Mortgage Basics
Mortgage Basics
It's always a great idea to shop for a mortgage before starting the home buying process. The purpose of a mortgage pre-approval is to provide you with a financial commitment from your partnering mortgage broker or financial institution, as well as, to help you understand just how much you can afford to borrow.
The word mortgage is derived from the French word mortir literally translated as "to die". The original idea during feudal times was that people would sooner die than pay off their mortgage. But things have changed. Now we have legislation in place that dictate the overall period that it will take to fully pay off the mortgage, known as the amortization period. Whereas the amortization period may be 25 years, mortgages are negotiated for a shorter term, typically a five-year term. The interest rate is set for the duration of this term making payments more predictable.
So, How much can you borrow?
Lenders follow two affordability rules to determine how much you can afford:
- Your monthly housing costs should not exceed 32% of the gross monthly income from all persons on title. Housing costs include principal, interest, taxes and heating expenses. This figure is known as your Gross Debt Service (GDS) ratio. When purchasing a condominium, 50% of the condominium fees are added in the calculation.
- Lenders will also want to ensure that your total monthly debt load does not exceed 40% of the gross monthly income from each person on title. This calculation includes housing costs and other debts such as car loans/leases and credit card payments. This figure is known as your Total Debt Service (TDS) ratio.
Main types of mortgage products
- Conventional Mortgage applies when your downpayment is 20% or more of the purchase price.
- Hi-Ratio Mortgage applies when your downpayment is less than 20% of the purchase price.
Rate Guarantees
Depending on policy, mortgage brokers and financial institutions may guarantee your interest rate for a selected term up to 120 days or more prior to your closing date. This time frame must encompass the date set for completion.
Mortgage Loan Insurance
Provided by Genworth Financial and CMHC against mortgage default for high ratio mortgages where the down payment amount is less than 20%.

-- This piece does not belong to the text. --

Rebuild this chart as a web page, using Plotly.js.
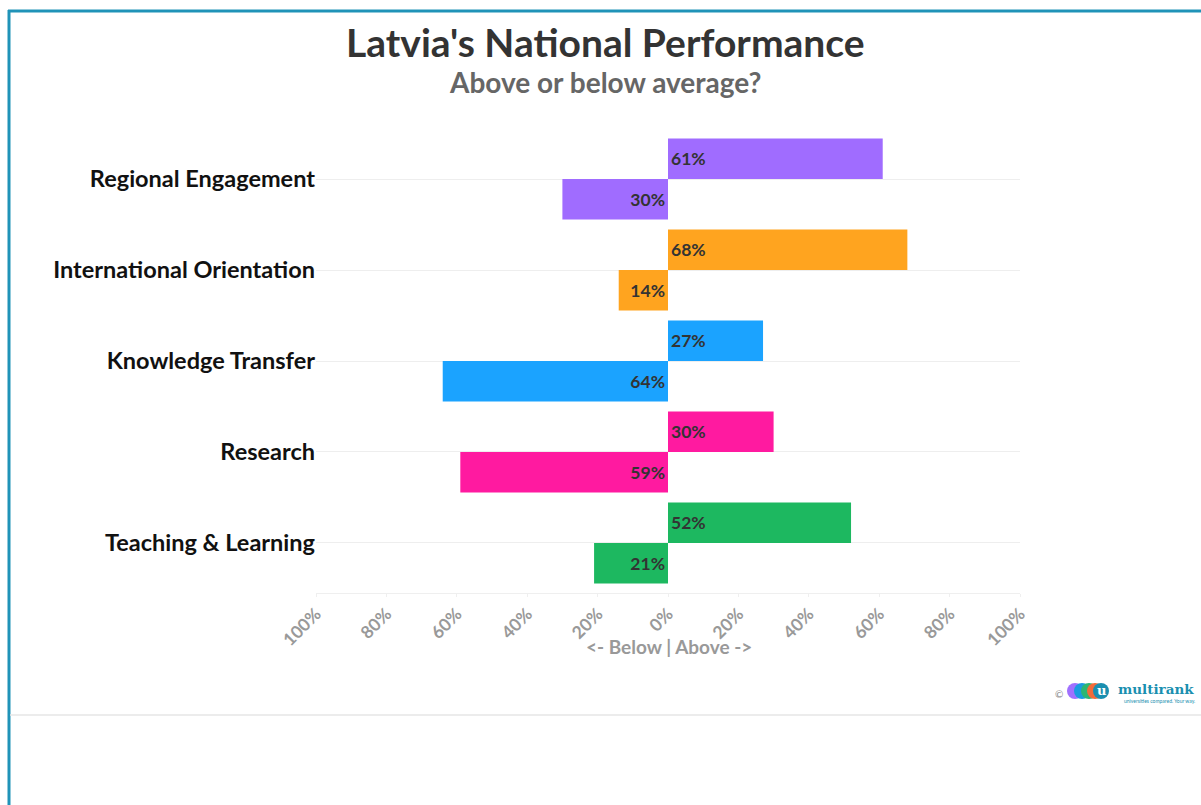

- Required for High Ratio Mortgage - every loan in excess of 80% of the purchase price.
- Protects the Lender in the event of buyer default.

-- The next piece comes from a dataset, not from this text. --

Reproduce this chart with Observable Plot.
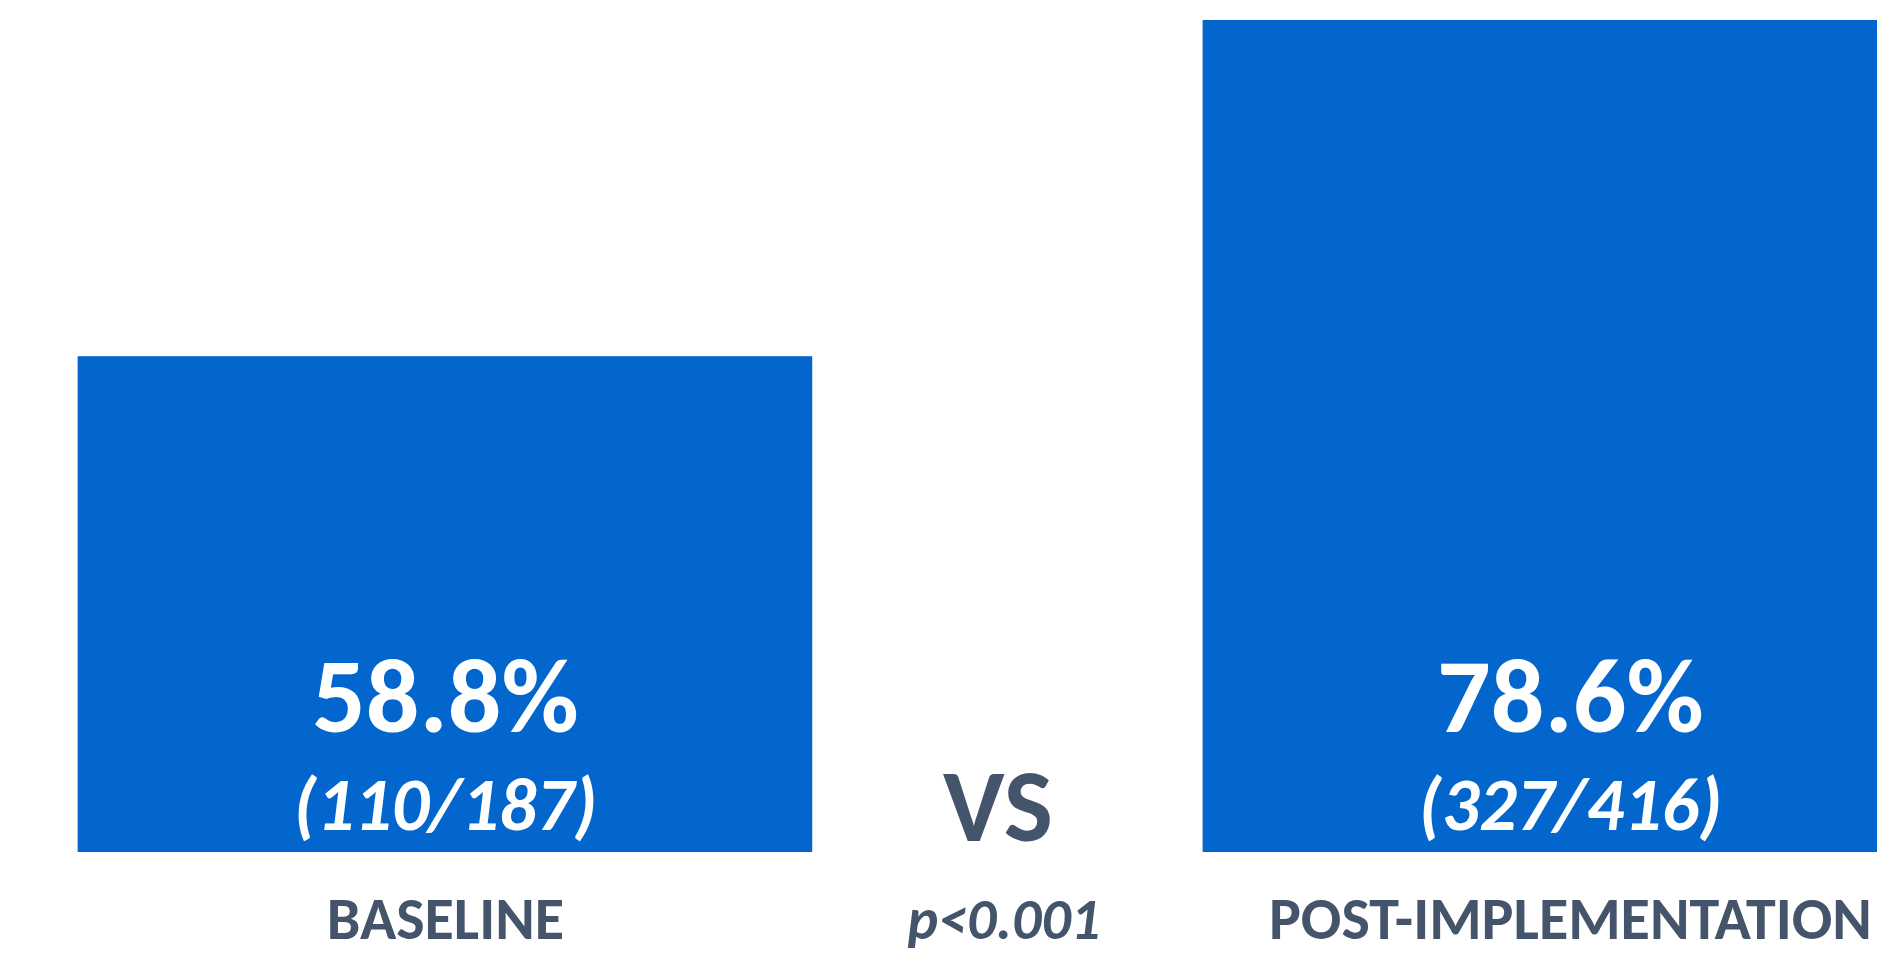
<!DOCTYPE html>
<html><head><meta charset="utf-8">
<script src="https://cdn.jsdelivr.net/npm/d3@7"></script>
<script src="https://cdn.jsdelivr.net/npm/@observablehq/plot@0.6"></script>
<style>html,body{margin:0;padding:0;background:#fff;overflow:hidden}</style>
</head><body><div id="chart"></div>
<script>
// Data
const categories = ["BASELINE", "POST-IMPLEMENTATION"];
const positions = [0, 2];
const percents = [58.8, 78.6];
const successes = [110, 327];
const totals = [187, 416];
const comparisonLabels = ["VS"];
const pValueLabels = ["p<0.001"];
const comparisonPositions = [1];

const rows = categories.map((c, i) => ({
  category: c, pos: positions[i], pct: percents[i], n: successes[i], N: totals[i]
}));
const mids = comparisonLabels.map((l, i) => ({label: l, p: pValueLabels[i], pos: comparisonPositions[i]}));

const floor = 29.6;
const halfWidth = 0.653;
const blue = "#0366CC";
const grey = "#44546A";
const font = "Carlito, Calibri, Lato, sans-serif";

const chart = Plot.plot({
  width: 1877, height: 955,
  marginTop: 20, marginBottom: 103, marginLeft: 0, marginRight: 0,
  style: {fontFamily: font, background: "#fff"},
  x: {type: "linear", domain: [-0.791, 2.546], axis: null},
  y: {domain: [floor, 78.6], axis: null},
  marks: [
    Plot.rectY(rows, {x1: d => d.pos - halfWidth, x2: d => d.pos + halfWidth, y1: floor, y2: "pct", fill: blue}),
    Plot.text(rows, {x: "pos", text: d => d.pct.toFixed(1) + "%", frameAnchor: "bottom", lineAnchor: "bottom", dy: -121,
      fill: "white", fontSize: 106, fontWeight: 800, fontFamily: font}),
    Plot.text(rows, {x: "pos", text: d => `(${d.n}/${d.N})`, frameAnchor: "bottom", lineAnchor: "bottom", dy: -23,
      fill: "white", fontSize: 74, fontWeight: 800, fontStyle: "italic", fontFamily: font}),
    Plot.text(rows, {x: "pos", text: "category", frameAnchor: "bottom", lineAnchor: "bottom", dy: 86,
      fill: grey, fontSize: 60, fontWeight: 800, fontFamily: font}),
    Plot.text(mids, {x: "pos", text: "label", frameAnchor: "bottom", lineAnchor: "bottom", dy: -12, dx: -10,
      fill: grey, fontSize: 104, fontWeight: 800, fontFamily: font}),
    Plot.text(mids, {x: "pos", text: "p", frameAnchor: "bottom", lineAnchor: "bottom", dy: 86, dx: -4,
      fill: grey, fontSize: 58, fontWeight: 800, fontStyle: "italic", fontFamily: font})
  ]
});
document.getElementById("chart").append(chart);
</script></body></html>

- Available through your lender from CMHC or private insurer.
- Premiums are based on the amount of the loan.
- Premium costs may be added to your total mortgage payment or paid up front.
Making Use of your Registered Retirement Savings Plan (RRSP)
If you're eligible, the RRSP Home Buyers Plan allows you and your spouse to withdraw funds from your RRSP to help you purchase or build a home.
Refer to our Government Home Ownership Incentives page for more information.
Bridge/Interim Financing
Short-term financing to provide a buyer with the downpayment and bridge the gap between the closing date on the purchase of a new home and the closing date on the sale of the current home. The need for this type of financing often results from mismatched closing dates. Certain conditions apply.
Insuring Your Mortgage
Separate from Mortgage Loan Insurance, this insurance product protects your mortgage in the event of a job loss or life loss and is offered by most financial institutions.